Speech Features
Configure local wake word detection and speech-to-text for voice control.
🎙️ Speech Features (Voice Control)
Transform your Home Assistant MCP server into a fully voice-controlled smart assistant. The speech integration provides local, privacy-focused voice processing without relying on cloud services for transcription.
Overview
The speech stack consists of three main components:
- Wake Word Detection: Powered by
wyoming-openwakeword(default: “Hey Jarvis”). - Speech-to-Text (STT): Fast, local transcription using
faster-whisper. - Audio Integration: Direct PulseAudio integration for seamless microphone access.
Prerequisites
- A working microphone connected to your host machine.
- PulseAudio or PipeWire (with PulseAudio emulation) running on the host.

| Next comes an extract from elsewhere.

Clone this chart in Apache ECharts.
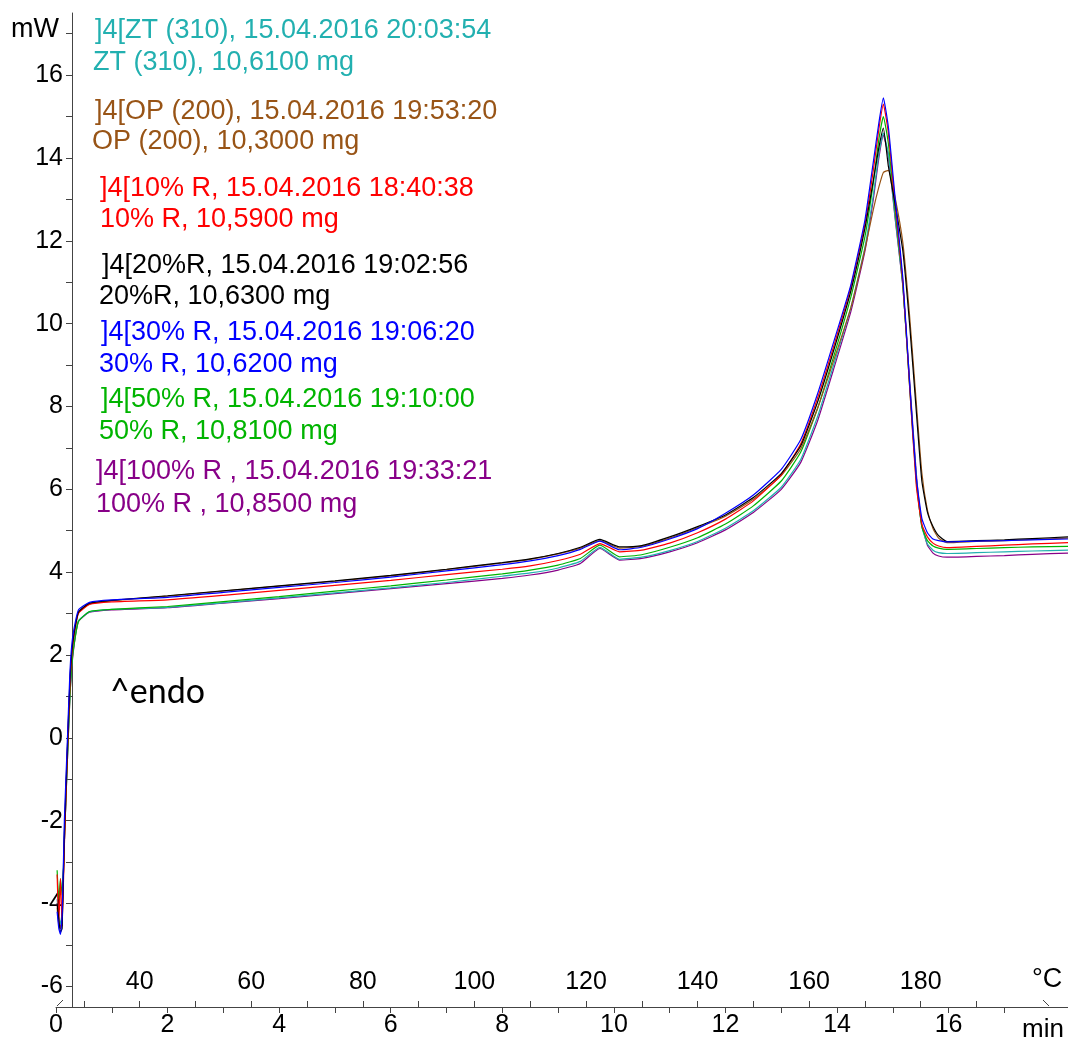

- Docker and Docker Compose installed.
Quick Start
To launch the MCP server with the complete speech stack, use the dedicated Docker Compose file:
docker-compose -f docker-compose.speech.yml up -d
This will start three containers:
homeassistant-mcp: The main MCP server.fast-whisper: The local speech-to-text engine.wake-word: The wake word detection service.
Configuration
Speech features are configured via environment variables in your .env file.
Feature Flags
ENABLE_SPEECH_FEATURES=true
ENABLE_WAKE_WORD=true
ENABLE_SPEECH_TO_TEXT=true
Audio Settings
Configure these to match your microphone and environment:
NOISE_THRESHOLD=0.05
MIN_SPEECH_DURATION=1.0
SILENCE_DURATION=0.5
SAMPLE_RATE=16000
CHANNELS=1
CHUNK_SIZE=1024
PulseAudio Integration
The containers need access to your host’s PulseAudio server. The default configuration assumes user ID 1000:
PULSE_SERVER=unix:/run/user/1000/pulse/native
AUDIO_GID=29 # The 'audio' group ID on your host machine
Note: You may need to adjust AUDIO_GID to match the audio group ID on your host system (find it by running getent group audio).
Whisper Configuration
Configure the local speech-to-text engine:
ASR_MODEL=base
ASR_ENGINE=faster_whisper
WHISPER_BEAM_SIZE=5
COMPUTE_TYPE=float32
LANGUAGE=en
Troubleshooting
Microphone Not Detected
Ensure the AUDIO_GID matches your host system and that the PulseAudio socket path is correct. You can test microphone access inside the container:
docker exec -it wake-word arecord -l
High CPU Usage
The fast-whisper container can be CPU intensive during transcription. You can limit its resources in the docker-compose.speech.yml file or switch to a smaller model (e.g., tiny instead of base).